======== Collected material ========
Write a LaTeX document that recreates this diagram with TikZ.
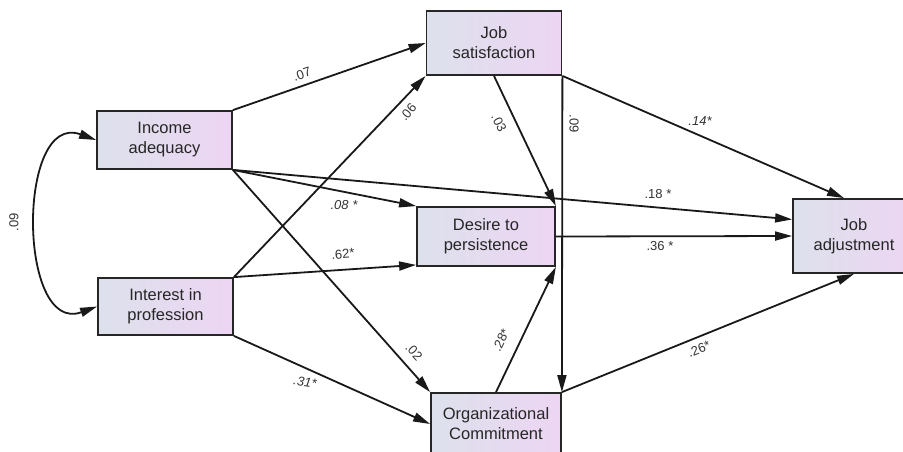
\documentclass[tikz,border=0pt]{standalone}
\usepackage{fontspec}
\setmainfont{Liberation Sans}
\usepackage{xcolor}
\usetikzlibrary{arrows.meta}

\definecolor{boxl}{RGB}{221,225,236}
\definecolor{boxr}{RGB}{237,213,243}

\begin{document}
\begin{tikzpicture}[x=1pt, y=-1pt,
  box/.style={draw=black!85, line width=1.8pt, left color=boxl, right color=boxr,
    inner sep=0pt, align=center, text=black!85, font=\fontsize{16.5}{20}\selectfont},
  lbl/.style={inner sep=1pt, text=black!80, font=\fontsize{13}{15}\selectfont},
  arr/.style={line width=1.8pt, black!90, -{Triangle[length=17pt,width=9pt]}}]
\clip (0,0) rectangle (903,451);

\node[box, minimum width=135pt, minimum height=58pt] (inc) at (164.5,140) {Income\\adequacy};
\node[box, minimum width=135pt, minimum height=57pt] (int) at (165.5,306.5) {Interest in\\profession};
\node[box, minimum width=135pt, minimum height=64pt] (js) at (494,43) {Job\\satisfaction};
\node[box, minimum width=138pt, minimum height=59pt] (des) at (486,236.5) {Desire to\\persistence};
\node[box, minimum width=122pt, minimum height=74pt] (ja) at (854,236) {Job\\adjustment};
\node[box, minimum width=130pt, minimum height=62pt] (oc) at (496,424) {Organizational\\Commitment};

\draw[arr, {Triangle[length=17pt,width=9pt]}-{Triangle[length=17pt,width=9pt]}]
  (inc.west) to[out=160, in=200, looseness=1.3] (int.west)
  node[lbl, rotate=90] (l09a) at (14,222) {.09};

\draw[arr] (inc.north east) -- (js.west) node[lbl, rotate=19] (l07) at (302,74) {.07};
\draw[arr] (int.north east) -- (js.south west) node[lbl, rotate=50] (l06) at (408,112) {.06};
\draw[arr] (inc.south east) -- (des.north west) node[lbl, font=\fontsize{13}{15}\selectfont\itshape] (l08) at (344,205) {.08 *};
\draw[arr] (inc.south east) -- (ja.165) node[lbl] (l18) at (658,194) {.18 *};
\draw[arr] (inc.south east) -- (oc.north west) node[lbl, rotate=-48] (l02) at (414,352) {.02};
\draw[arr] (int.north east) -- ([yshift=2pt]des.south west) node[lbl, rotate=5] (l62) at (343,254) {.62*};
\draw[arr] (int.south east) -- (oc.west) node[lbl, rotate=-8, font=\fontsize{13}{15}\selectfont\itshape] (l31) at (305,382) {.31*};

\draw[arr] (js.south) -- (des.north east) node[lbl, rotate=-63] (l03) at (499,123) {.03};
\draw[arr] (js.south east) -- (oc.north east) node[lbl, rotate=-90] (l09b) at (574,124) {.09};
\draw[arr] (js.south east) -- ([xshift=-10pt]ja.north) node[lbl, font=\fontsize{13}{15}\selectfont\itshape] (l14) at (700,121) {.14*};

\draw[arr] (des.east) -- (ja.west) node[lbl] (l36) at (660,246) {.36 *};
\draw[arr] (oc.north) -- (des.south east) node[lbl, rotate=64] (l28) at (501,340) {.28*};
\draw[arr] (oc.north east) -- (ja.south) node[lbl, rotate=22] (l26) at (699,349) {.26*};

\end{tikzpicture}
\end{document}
========
**Task**
In your copy of the listing above, reproduce each line exactly and omit all pictures.

**Correct result**
Write a LaTeX document that recreates this diagram with TikZ.
\documentclass[tikz,border=0pt]{standalone}
\usepackage{fontspec}
\setmainfont{Liberation Sans}
\usepackage{xcolor}
\usetikzlibrary{arrows.meta}

\definecolor{boxl}{RGB}{221,225,236}
\definecolor{boxr}{RGB}{237,213,243}

\begin{document}
\begin{tikzpicture}[x=1pt, y=-1pt,
  box/.style={draw=black!85, line width=1.8pt, left color=boxl, right color=boxr,
    inner sep=0pt, align=center, text=black!85, font=\fontsize{16.5}{20}\selectfont},
  lbl/.style={inner sep=1pt, text=black!80, font=\fontsize{13}{15}\selectfont},
  arr/.style={line width=1.8pt, black!90, -{Triangle[length=17pt,width=9pt]}}]
\clip (0,0) rectangle (903,451);

\node[box, minimum width=135pt, minimum height=58pt] (inc) at (164.5,140) {Income\\adequacy};
\node[box, minimum width=135pt, minimum height=57pt] (int) at (165.5,306.5) {Interest in\\profession};
\node[box, minimum width=135pt, minimum height=64pt] (js) at (494,43) {Job\\satisfaction};
\node[box, minimum width=138pt, minimum height=59pt] (des) at (486,236.5) {Desire to\\persistence};
\node[box, minimum width=122pt, minimum height=74pt] (ja) at (854,236) {Job\\adjustment};
\node[box, minimum width=130pt, minimum height=62pt] (oc) at (496,424) {Organizational\\Commitment};

\draw[arr, {Triangle[length=17pt,width=9pt]}-{Triangle[length=17pt,width=9pt]}]
  (inc.west) to[out=160, in=200, looseness=1.3] (int.west)
  node[lbl, rotate=90] (l09a) at (14,222) {.09};

\draw[arr] (inc.north east) -- (js.west) node[lbl, rotate=19] (l07) at (302,74) {.07};
\draw[arr] (int.north east) -- (js.south west) node[lbl, rotate=50] (l06) at (408,112) {.06};
\draw[arr] (inc.south east) -- (des.north west) node[lbl, font=\fontsize{13}{15}\selectfont\itshape] (l08) at (344,205) {.08 *};
\draw[arr] (inc.south east) -- (ja.165) node[lbl] (l18) at (658,194) {.18 *};
\draw[arr] (inc.south east) -- (oc.north west) node[lbl, rotate=-48] (l02) at (414,352) {.02};
\draw[arr] (int.north east) -- ([yshift=2pt]des.south west) node[lbl, rotate=5] (l62) at (343,254) {.62*};
\draw[arr] (int.south east) -- (oc.west) node[lbl, rotate=-8, font=\fontsize{13}{15}\selectfont\itshape] (l31) at (305,382) {.31*};

\draw[arr] (js.south) -- (des.north east) node[lbl, rotate=-63] (l03) at (499,123) {.03};
\draw[arr] (js.south east) -- (oc.north east) node[lbl, rotate=-90] (l09b) at (574,124) {.09};
\draw[arr] (js.south east) -- ([xshift=-10pt]ja.north) node[lbl, font=\fontsize{13}{15}\selectfont\itshape] (l14) at (700,121) {.14*};

\draw[arr] (des.east) -- (ja.west) node[lbl] (l36) at (660,246) {.36 *};
\draw[arr] (oc.north) -- (des.south east) node[lbl, rotate=64] (l28) at (501,340) {.28*};
\draw[arr] (oc.north east) -- (ja.south) node[lbl, rotate=22] (l26) at (699,349) {.26*};

\end{tikzpicture}
\end{document}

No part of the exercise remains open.